Governor of Maryland Larry Hogan was in attendance for the official launch on a farm owned by Bob Murphy, where the project is being piloted.
The technology works by converting poultry manure into energy, which is then used to provide heating for future batches of chicks, or for electricity generation, which can be used to cool sheds in the hotter summer months. The performance of the unit will be closely monitored by researchers from the University of Maryland.
Murphy said: “It’s early days, but my sons and I have been really pleased with the impact of the BHSL unit. The conditions in the chicken house have significantly improved, with lower humidity and ammonia levels. We think that, once we complete the pilot project, the data will encourage more farmers to consider this technology. I strongly believe that with the restrictions the state is putting on how farmers use poultry litter, the BHSL solution is our ticket for turning manure into energy. It’s a win-win for all.”
Manure to save planet
Joe Bartenfelder, Maryland secretary of agriculture, said: “We are excited and proud that Maryland farmers are stepping up to find alternatives for the utilisation of manure to address environmental issues, while improving the farm’s bottom line. A great deal of credit goes to the Murphy family for taking the time and risk involved in being the test case for a promising new way of doing business.”
According to BHSL, over 300 million chickens are produced in Maryland each year, and around 1 billion in the wider Chesapeake Bay area, representing 12% of total US production. This produces an estimated 1.2 million tonnes of manure, which is contributing pollutants that flow into the Bay, causing severe environmental problems including algal bloom and damage to fish and shellfish stocks. Currently the manure is trucked to provide fertiliser for crops but, due to the high phosphorus loading, in many areas of the state this is now prohibited.

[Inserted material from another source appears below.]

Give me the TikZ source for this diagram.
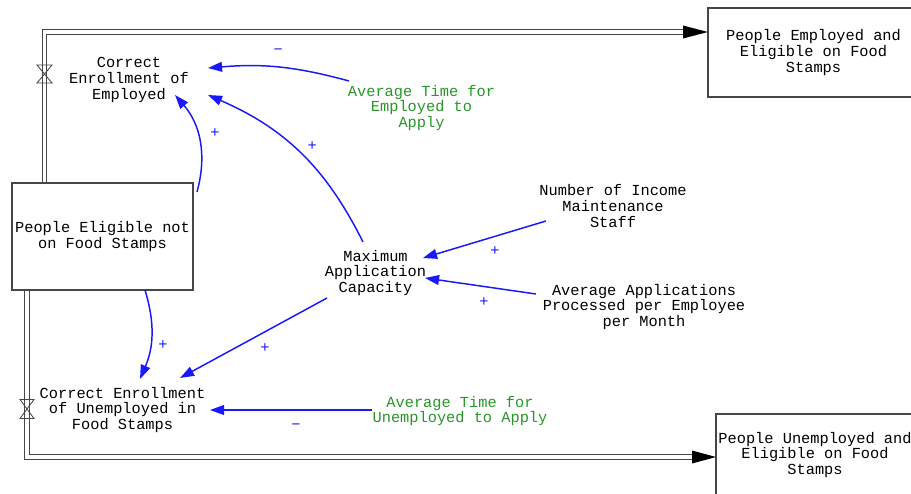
\documentclass[tikz,border=0pt]{standalone}
\usepackage{fontspec}
\setmonofont{Liberation Mono}
\usetikzlibrary{arrows.meta}
\definecolor{auxgreen}{RGB}{40,150,40}
\definecolor{linkblue}{RGB}{25,25,250}
\definecolor{pipegray}{RGB}{70,70,70}

\begin{document}
\begin{tikzpicture} [
  x=0.025cm, y=0.025cm,
  every node/.style={font=\ttfamily\fontsize{10.9}{11.3}\selectfont,align=center,inner sep=0pt},
  stock/.style={rectangle,draw=pipegray,line width=0.8pt},
  const/.style={text=auxgreen},
  link/.style={-{Triangle[length=10pt,width=7pt]},draw=linkblue,line width=1.05pt},
  sign/.style={text=linkblue},
  pipe/.style={draw=pipegray,line width=0.75pt,double=white,double distance=2.2pt},
  valve/.style={draw=pipegray,line width=0.6pt},
  ]
  \useasboundingbox (0,0) rectangle (911,-493);

  % stocks
  \node[stock, minimum width=4.525cm, minimum height=2.675cm] (elig) at (102.5,-236.5)
    {People Eligible not\\on Food Stamps};
  \node[stock, minimum width=5.275cm, minimum height=2.225cm] (emp) at (813.5,-52.5)
    {People Employed and\\Eligible on Food\\Stamps};
  \node[stock, minimum width=4.95cm, minimum height=2.05cm] (unemp) at (815,-455)
    {People Unemployed and\\Eligible on Food\\Stamps};

  % flows
  \coordinate (vE) at (44.5,-74);
  \coordinate (vU) at (27,-409);
  \coordinate (inE) at (708,-32);
  \coordinate (inU) at (716,-457);
  \draw[pipe] (vE |- elig.north) |- ([xshift=-0.6cm]inE);
  \draw[pipe] (vU |- elig.south) |- ([xshift=-0.6cm]inU);
  \fill[black] (inE) -- ++(-25,6.5) -- ++(0,-13) -- cycle;
  \fill[black] (inU) -- ++(-24,6.5) -- ++(0,-13) -- cycle;
  \draw[valve] ([shift={(-7.5,9)}]vE) -- ++(15,0) -- ++(-15,-18) -- ++(15,0) -- cycle;
  \draw[valve] ([shift={(-7,9.5)}]vU) -- ++(14,0) -- ++(-14,-19) -- ++(14,0) -- cycle;

  \node (cee) at (129,-80) {Correct\\Enrollment of\\Employed};
  \node (ceu) at (122.5,-410) {Correct Enrollment\\of Unemployed in\\Food Stamps};

  % auxiliaries
  \node[const] (atemp) at (421.5,-108) {Average Time for\\Employed to\\Apply};
  \node[const] (atunemp) at (460,-411) {Average Time for\\Unemployed to Apply};
  \node (maxcap) at (375.5,-273) {Maximum\\Application\\Capacity};
  \node (staff) at (613,-206) {Number of Income\\Maintenance\\Staff};
  \node (aapp) at (644,-307) {Average Applications\\Processed per Employee\\per Month};

  % links
  \draw[link] ([shift={(-72.5,27)}]atemp.center) to[bend right=10]
    node[sign, midway, shift={(-1,16)}] {−} ([shift={(79,12)}]cee.center);
  \draw[link] ([shift={(-12.5,31)}]maxcap.center) to[bend right=20]
    node[sign, midway, shift={(12,7)}] {+} ([shift={(79,-15)}]cee.center);
  \draw[link] ([shift={(94.5,44.5)}]elig.center) to[bend right=28]
    node[sign, midway, shift={(15.6,7.5)}] {+} ([shift={(46,-15)}]cee.center);
  \draw[link] ([shift={(42.5,-53.5)}]elig.center) to[bend left=20]
    node[sign, midway, shift={(11.6,-10.5)}] {+} ([shift={(17.5,31)}]ceu.center);
  \draw[link] ([shift={(-48.5,-25)}]maxcap.center) --
    node[sign, midway, shift={(11.5,-10)}] {+} ([shift={(57.5,32)}]ceu.center);
  \draw[link] ([shift={(-88,1)}]atunemp.center) --
    node[sign, midway, shift={(5,-17)}] {−} ([shift={(87.5,0)}]ceu.center);
  \draw[link] ([shift={(-67,-15)}]staff.center) --
    node[sign, midway, shift={(10.5,-11.5)}] {+} ([shift={(47.5,15)}]maxcap.center);
  \draw[link] ([shift={(-108,13)}]aapp.center) --
    node[sign, midway, shift={(3.5,-16)}] {+} ([shift={(49.5,-5)}]maxcap.center);
\end{tikzpicture}
\end{document}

Denis Brosnan, chairman of BHSL, said: “Farmers using our system can transform the environment in their chicken sheds, and enjoy improved efficiencies and profitability.
“We have a technological solution that can help address the pressing challenge of cleaning up Chesapeake Bay and reducing the impact of manure from the poultry industry. The State’s support for this pilot project has been invaluable and we hope that more can be done to help farmers who want to use this technology to address an important environmental issue.”
Sean Davis, regional director North America at Enterprise Ireland added: “The agri-tech sector is a really exciting and fast-growing area that we have identified as a priority to support. BHSL’s technology addresses production efficiencies and profitability for agricultural producers and integrators. It can also have a large impact on sustainability and the environment.”